You can reconstruct the line of thinking such people have adopted. People are encouraged to cross the street at those places where there are pedestrian crossing signs, so that must be the same reasoning behind posting deer crossing signs.

Comments

  1. Acolyte of Sagan says

    I saw the video first time around and have watched it several times since; it gets funnier every time.

  2. Frank says

    This reminded me of a piece This American Life did about people with silly childhood beliefs that didn’t get corrected until well into adulthood. One example was a woman who never got the memo that unicorns aren’t real. Until, as an adult, she was talking with a group of people and asked whether unicorns were endangered or extinct, and got exactly the response you would expect.

    The deer crossing thing seems like the sort of idea that would make perfect sense to a child, but somehow made its way into adulthood. And once it becomes a cause, as apparently it did for the caller, is not critically evaluated.

    The transcript of the TAL piece is here: http://www.thisamericanlife.org/radio-archives/episode/293/transcript

  3. mck9 says

    Where there’s heavy traffic, and they don’t want the deer to cross, they should just put up a sign: “The buck stops here.”

  4. AsqJames says

    Demonstrating the most extraordinary journalistic dexterity, she then pivots from skepticism about the possibility of learned deer to a condemnation of Obamacare, abortion, and animal welfare groups, all in under 300 words.

    I just want to say that sentence is quite beautifully written.

    Mano,

    I like your politics, I like your humour and outlook on life, and I find your thoughts and insights interesting even on the rare occasions when I disagree with them. But I wouldn’t drop in and read your blog every day if it weren’t for the quality of your wordsmithery.

    Thank you.

  5. Ulysses says

    The signs that annoy me are “watch for falling rocks”. There’s one of those signs near where I work. I’ve stopped by the side of the road and waited for up to 15 minutes and not seen a single falling rock. The sign tells a lie!

  6. throwaway, promised freezed peach, all we got was the pit says

    I think this is one o those cases where my brain talks to my eyes and says “Stop messing with me, you didn’t really just read that…” right at the switcheroo from animals to Obamacare and abortion. And then it was a stranger sensation as I felt my mind just up and leave my head, as if it couldn’t deal with the logical equivalent of walking into a pole face first.

  7. Timothy says

    “I did not blog about it then since I was not sure if it was a hoax by the caller or the radio station but it appears to be genuine.”

    I completely lost it when the DJ says, “Um ….”

    Absolutely hilarious.

    Made my day.

  8. bad Jim says

    In the early days of Saturday Night Live there was a skit involving deer pondering the significance of a “Deer Crossing” sign. One decided it meant he had the right of way and leaped out into traffic. Screech. Thud.

    The purely graphical sign I encounter every day on my way downtown is something I’ve learned to blazon “Or, a stag saltant sable”, which is to say, gold (yellow), a leaping black deer.
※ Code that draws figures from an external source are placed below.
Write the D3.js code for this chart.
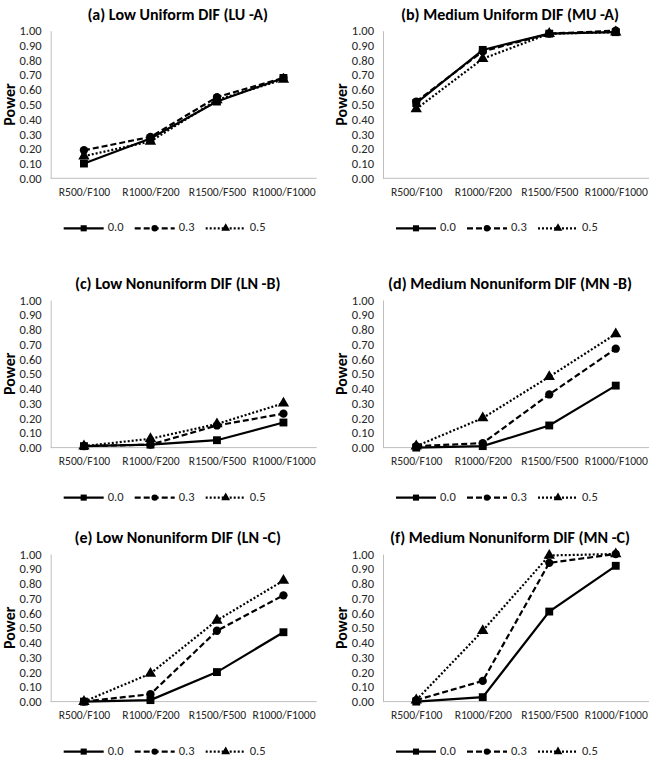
<!DOCTYPE html>
<html><head><meta charset="utf-8">
<script src="https://cdn.jsdelivr.net/npm/d3@7/dist/d3.min.js"></script>
<style>body{margin:0;background:#fff}svg{display:block}</style>
</head><body>
<svg id="c" width="653" height="757"></svg>
<script>
const categories = ["R500/F100","R1000/F200","R1500/F500","R1000/F1000"];
const seriesNames = ["0.0","0.3","0.5"];
const yTicks = [0,0.1,0.2,0.3,0.4,0.5,0.6,0.7,0.8,0.9,1.0];
const titles = ["(a) Low Uniform DIF (LU -A)","(b) Medium Uniform DIF (MU -A)","(c) Low Nonuniform DIF (LN -B)","(d) Medium Nonuniform DIF (MN -B)","(e) Low Nonuniform DIF (LN -C)","(f) Medium Nonuniform DIF (MN -C)"];
const panelA = [[0.10,0.27,0.52,0.68],[0.19,0.28,0.55,0.68],[0.15,0.25,0.53,0.67]];
const panelB = [[0.51,0.87,0.98,0.99],[0.52,0.86,0.98,1.00],[0.47,0.81,0.98,0.99]];
const panelC = [[0.01,0.02,0.05,0.17],[0.01,0.02,0.15,0.23],[0.01,0.06,0.16,0.30]];
const panelD = [[0.00,0.01,0.15,0.42],[0.01,0.03,0.36,0.67],[0.01,0.20,0.48,0.77]];
const panelE = [[0.00,0.01,0.20,0.47],[0.00,0.05,0.48,0.72],[0.00,0.19,0.55,0.82]];
const panelF = [[0.00,0.03,0.61,0.92],[0.01,0.14,0.94,1.00],[0.01,0.48,0.99,1.00]];
const panels = [panelA,panelB,panelC,panelD,panelE,panelF];

const svg = d3.select("#c");
const font = "Carlito, Lato, 'Open Sans', sans-serif";
const colX = [50.7, 383];
const rowTop = [30.7, 300, 554];
const plotW = 266, plotH = 147.6;
const dashes = [null, "6,3", "2,2"];
const symbols = [d3.symbolSquare, d3.symbolCircle, d3.symbolTriangle];
const symSize = [62, 54, 56];
const txt = "#262626";

panels.forEach((data, i) => {
  const col = i % 2, row = Math.floor(i / 2);
  const g = svg.append("g").attr("transform", `translate(${colX[col]},${rowTop[row]})`);
  const x = d3.scalePoint().domain(categories).range([0, plotW]).padding(0.5);
  const y = d3.scaleLinear().domain([0, 1]).range([plotH, 0]);

  const ya = g.append("g").call(d3.axisLeft(y).tickValues(yTicks).tickSize(0).tickPadding(9).tickFormat(d3.format(".2f")));
  ya.select(".domain").attr("stroke", "#bfbfbf").attr("stroke-width", 1);
  ya.selectAll("text").attr("font-family", font).attr("font-size", 12.5).attr("fill", txt);
  const xa = g.append("g").attr("transform", `translate(0,${plotH})`).call(d3.axisBottom(x).tickSize(0).tickPadding(9));
  xa.select(".domain").attr("stroke", "#bfbfbf").attr("stroke-width", 1).attr("d", `M0,0H${plotW}`);
  xa.selectAll("text").attr("font-family", font).attr("font-size", 11.6).attr("fill", txt);

  g.append("text").attr("x", 127).attr("y", -15).attr("text-anchor", "middle")
    .attr("dominant-baseline", "middle").attr("font-family", font).attr("font-weight", "bold")
    .attr("font-size", 16).attr("fill", "#000").text(titles[i]);
  g.append("text").attr("transform", `translate(-40,${plotH / 2}) rotate(-90)`)
    .attr("text-anchor", "middle").attr("dominant-baseline", "middle")
    .attr("font-family", font).attr("font-weight", "bold").attr("font-size", 16).attr("fill", "#000").text("Power");

  const line = d3.line().x((d, k) => x(categories[k])).y(d => y(d));
  data.forEach((vals, s) => {
    g.append("path").datum(vals).attr("d", line).attr("fill", "none").attr("stroke", "#000")
      .attr("stroke-width", 2.2).attr("stroke-dasharray", dashes[s]);
    g.selectAll(null).data(vals).enter().append("path")
      .attr("transform", (d, k) => `translate(${x(categories[k])},${y(d)})`)
      .attr("d", d3.symbol().type(symbols[s]).size(symSize[s])).attr("fill", "#000");
  });

  const lg = g.append("g").attr("transform", `translate(13,${plotH + 50})`);
  seriesNames.forEach((name, s) => {
    const ox = s * 71;
    lg.append("line").attr("x1", ox).attr("x2", ox + 40).attr("y1", 0).attr("y2", 0)
      .attr("stroke", "#000").attr("stroke-width", 2.2).attr("stroke-dasharray", dashes[s]);
    lg.append("path").attr("transform", `translate(${ox + 20},0)`)
      .attr("d", d3.symbol().type(symbols[s]).size(symSize[s] * 0.6)).attr("fill", "#000");
    lg.append("text").attr("x", ox + 44).attr("y", 0).attr("dominant-baseline", "middle")
      .attr("font-family", font).attr("font-size", 12.5).attr("fill", txt).text(name);
  });
});
</script>
</body></html>
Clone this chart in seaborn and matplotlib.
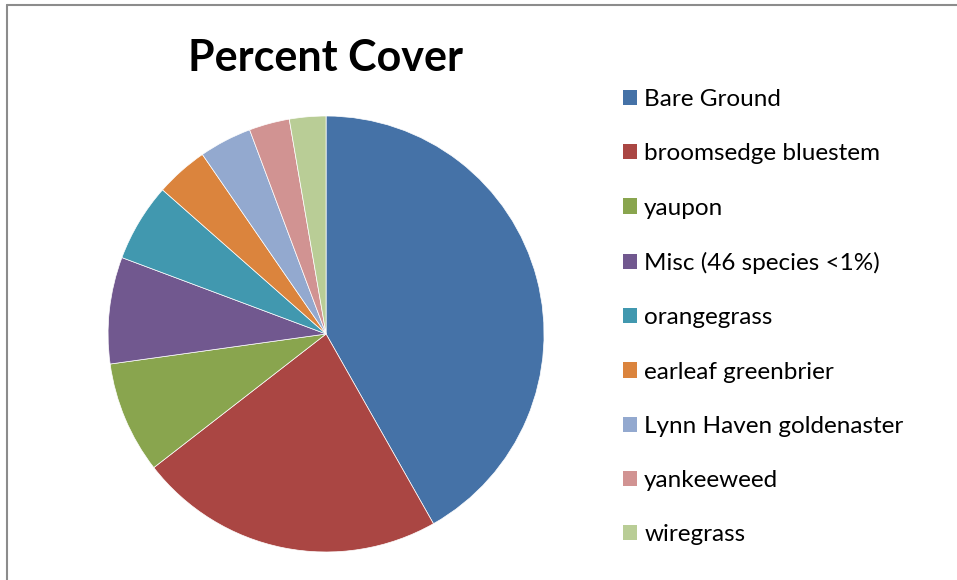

The shape of the sign, though significant to drivers, is generally unmentioned in heraldry.

  9. maddog1129 says

    When I was very young, I remember reading the sign, “Watch for rocks” … and I thought, “Rocks don’t need watches!”

  10. drr1 says

    I should be working, but of course on reading this, I had to scroll through the comments to the linked article, many of which are LOL-funny. Here’s the best, penned by one Michael E:

    The problem you aren’t addressing is the continued reduction in education spending. If your Republican representatives would restore funding to public schools, then these deer can get back into the classrooms and start learning English. Deer do not have the money to go to private schools, and the more we reduce public school funding, the more accidents we are going to see caused by illiterate deer. If you want to know why the cost of healthcare is rising, it’s not Obamacare, but under educated deer, and that, my dear, rests on your shoulders.

  11. stonyground says

    Years ago, I used to work as an industrial plant fitter*. I used to find the level of stupidity that I encountered to be unbelievable. Since then I have realised that people can be intelligent in different ways, and that some people just don’t understand machines, but can be quite clever in other ways. Having said all that, I suggest that this woman isn’t very bright, it is a conlusion that is difficult to avoid.

    *I’m not sure that the word ‘fitter’ is known throughout the Anglosphere. The job involved repairing and maintaining plant machinery, diggers, dumper trucks, concrete mixers, portable compressors and generators, water pumps etc. The job often involved arriving at a building site and being greeted by a ranting idiot who was in a rage because the machine had stopped working. The reason was almost always that the machine in question had been run out of fuel or oil or, in the case of the water pumps, had been piped up back to front.